▶ What is expected: Isolate every line in the data with the string "picture" and copy it.
——
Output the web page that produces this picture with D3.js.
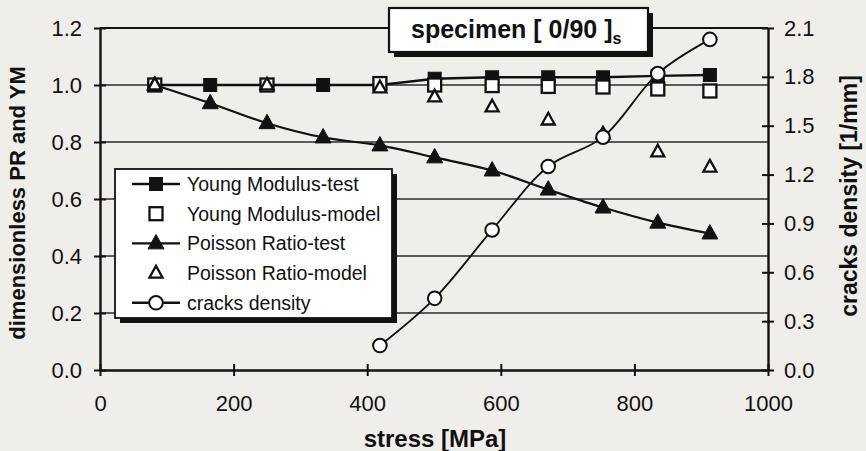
<!DOCTYPE html>
<html><head><meta charset="utf-8">
<script src="https://cdn.jsdelivr.net/npm/d3@7"></script>
<style>body{margin:0;background:#efeeea}svg{display:block}</style>
</head><body><svg id="c" width="866" height="451"></svg>
<script>
// ---- data ----
const ymTestStress  = [82,165,250,334,419,501,587,671,753,835,913];
const ymTest        = [1.0,1.0,1.0,1.0,1.0,1.022,1.027,1.027,1.027,1.032,1.035];
const ymModelStress = [82,250,419,501,587,671,753,835,913];
const ymModel       = [1.0,1.0,1.005,1.0,0.998,0.995,0.993,0.986,0.979];
const prTestStress  = [82,165,250,334,419,501,587,671,753,835,913];
const prTest        = [1.0,0.936,0.866,0.816,0.788,0.746,0.700,0.633,0.570,0.517,0.479];
const prModelStress = [82,250,419,501,587,671,753,835,913];
const prModel       = [1.0,1.0,0.99,0.958,0.923,0.877,0.828,0.765,0.712];
const crackStress   = [419,501,587,671,753,835,913];
const crackDensity  = [0.15,0.44,0.86,1.25,1.43,1.82,2.03];
const xTicks      = [0,200,400,600,800,1000];
const yLeftTicks  = [0,0.2,0.4,0.6,0.8,1.0,1.2];
const yRightTicks = [0,0.3,0.6,0.9,1.2,1.5,1.8,2.1];
const legendLabels = ["Young Modulus-test","Young Modulus-model","Poisson Ratio-test","Poisson Ratio-model","cracks density"];

// ---- layout ----
const svg = d3.select("#c");
const FONT = "'Liberation Sans', Arial, sans-serif";
const L = 100, R = 768, T = 28, B = 370;
const x = d3.scaleLinear().domain([0,1000]).range([L,R]);
const yL = d3.scaleLinear().domain([0,1.2]).range([B,T]);
const yR = d3.scaleLinear().domain([0,2.1]).range([B,T]);
const ink = "#111";

// gridlines
svg.append("g").selectAll("line").data(yLeftTicks.filter(d=>d>0 && d<1.2)).join("line")
  .attr("x1",L).attr("x2",R).attr("y1",d=>yL(d)).attr("y2",d=>yL(d))
  .attr("stroke","#2a2a2a").attr("stroke-width",1.3);
// top frame line
svg.append("line").attr("x1",L).attr("x2",R).attr("y1",T).attr("y2",T)
  .attr("stroke",ink).attr("stroke-width",1.8);

// axes
function styleAxis(g){
  g.select(".domain").attr("stroke",ink).attr("stroke-width",2.4);
  g.selectAll(".tick line").attr("stroke",ink).attr("stroke-width",2);
  g.selectAll(".tick text").attr("font-family",FONT).attr("font-size",22).attr("fill",ink);
}
const gx = svg.append("g").attr("transform",`translate(0,${B})`)
  .call(d3.axisBottom(x).tickValues(xTicks).tickSizeInner(6).tickSizeOuter(0).tickPadding(19).tickFormat(d3.format("d")));
styleAxis(gx);
gx.selectAll(".tick line").attr("y1",-6);
const gl = svg.append("g").attr("transform",`translate(${L},0)`)
  .call(d3.axisLeft(yL).tickValues(yLeftTicks).tickSizeInner(6).tickSizeOuter(0).tickPadding(12).tickFormat(d3.format(".1f")));
styleAxis(gl);
gl.selectAll(".tick line").attr("x1",6);
const gr = svg.append("g").attr("transform",`translate(${R},0)`)
  .call(d3.axisRight(yR).tickValues(yRightTicks).tickSizeInner(6).tickSizeOuter(0).tickPadding(10).tickFormat(d3.format(".1f")));
styleAxis(gr);
gr.selectAll(".tick line").attr("x1",-6);

// axis titles
svg.append("text").attr("x",435).attr("y",447).attr("text-anchor","middle")
  .attr("font-family",FONT).attr("font-weight","bold").attr("font-size",24).attr("fill",ink).text("stress [MPa]");
svg.append("text").attr("transform","translate(25,203) rotate(-90)").attr("text-anchor","middle")
  .attr("font-family",FONT).attr("font-weight","bold").attr("font-size",22).attr("fill",ink).text("dimensionless  PR and YM");
svg.append("text").attr("transform","translate(857,196) rotate(-90)").attr("text-anchor","middle")
  .attr("font-family",FONT).attr("font-weight","bold").attr("font-size",23).attr("fill",ink).text("cracks density [1/mm]");

// ---- marks ----
const zip = (xs,ys)=>xs.map((s,i)=>[s,ys[i]]);
const ymT = zip(ymTestStress,ymTest), ymM = zip(ymModelStress,ymModel);
const prT = zip(prTestStress,prTest), prM = zip(prModelStress,prModel);
const cr = zip(crackStress,crackDensity);

const lineL = d3.line().x(d=>x(d[0])).y(d=>yL(d[1]));
const lineLs = d3.line().x(d=>x(d[0])).y(d=>yL(d[1])).curve(d3.curveCatmullRom.alpha(0.5));
const lineRs = d3.line().x(d=>x(d[0])).y(d=>yR(d[1])).curve(d3.curveCatmullRom.alpha(0.5));

const S = 13; // square size
const triPath = (cx,cy,s)=>{const h=s*0.9;return `M${cx},${cy-h*0.62}L${cx+s/2},${cy+h*0.38}L${cx-s/2},${cy+h*0.38}Z`;};

function sq(g,cx,cy,filled){
  g.append("rect").attr("x",cx-S/2).attr("y",cy-S/2).attr("width",S).attr("height",S)
   .attr("fill",filled?ink:"#fff").attr("stroke",ink).attr("stroke-width",filled?1:2.3);
}
function tri(g,cx,cy,filled){
  g.append("path").attr("d",triPath(cx,cy,filled?16:13))
   .attr("fill",filled?ink:"#fff").attr("stroke",ink).attr("stroke-width",filled?1:2.3).attr("stroke-linejoin","miter");
}
function circ(g,cx,cy){
  g.append("circle").attr("cx",cx).attr("cy",cy).attr("r",6.8).attr("fill","#fff").attr("stroke",ink).attr("stroke-width",2);
}

const marks = svg.append("g");
marks.append("path").attr("d",lineL(ymT)).attr("fill","none").attr("stroke",ink).attr("stroke-width",2.4);
ymT.forEach(d=>sq(marks,x(d[0]),yL(d[1]),true));
ymM.forEach(d=>sq(marks,x(d[0]),yL(d[1]),false));
marks.append("path").attr("d",lineLs(prT)).attr("fill","none").attr("stroke",ink).attr("stroke-width",2.2);
prT.forEach(d=>tri(marks,x(d[0]),yL(d[1]),true));
prM.forEach(d=>tri(marks,x(d[0]),yL(d[1]),false));
marks.append("path").attr("d",lineRs(cr)).attr("fill","none").attr("stroke",ink).attr("stroke-width",1.8);
cr.forEach(d=>circ(marks,x(d[0]),yR(d[1])));

// ---- legend ----
const lg = svg.append("g");
lg.append("rect").attr("x",120).attr("y",174).attr("width",277).attr("height",149).attr("fill",ink);
lg.append("rect").attr("x",115).attr("y",169).attr("width",277).attr("height",149).attr("fill","#fff").attr("stroke",ink).attr("stroke-width",1.8);
const rowY = i=>184+i*29.7;
legendLabels.forEach((lab,i)=>{
  const cy = rowY(i);
  if(i===0||i===2||i===4) lg.append("line").attr("x1",132).attr("x2",180).attr("y1",cy).attr("y2",cy).attr("stroke",ink).attr("stroke-width",2.4);
  if(i===0) sq(lg,156,cy,true);
  if(i===1) sq(lg,156,cy,false);
  if(i===2) tri(lg,156,cy,true);
  if(i===3) tri(lg,156,cy,false);
  if(i===4) circ(lg,156,cy);
  lg.append("text").attr("x",187).attr("y",cy+7).attr("font-family",FONT).attr("font-size",19.5).attr("fill",ink).text(lab);
});

// ---- title box ----
const tb = svg.append("g");
tb.append("rect").attr("x",394).attr("y",13).attr("width",259).attr("height",44).attr("fill",ink);
tb.append("rect").attr("x",389).attr("y",8).attr("width",259).attr("height",44).attr("fill","#fff").attr("stroke",ink).attr("stroke-width",2.2);
const tt = tb.append("text").attr("x",411).attr("y",38).attr("font-family",FONT).attr("font-weight","bold").attr("font-size",25).attr("fill",ink);
tt.append("tspan").text("specimen [ 0/90 ]");
tt.append("tspan").attr("font-size",16).attr("dy",6).text("s");
</script>
</body></html>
——
▶ Task result:
Output the web page that produces this picture with D3.js.

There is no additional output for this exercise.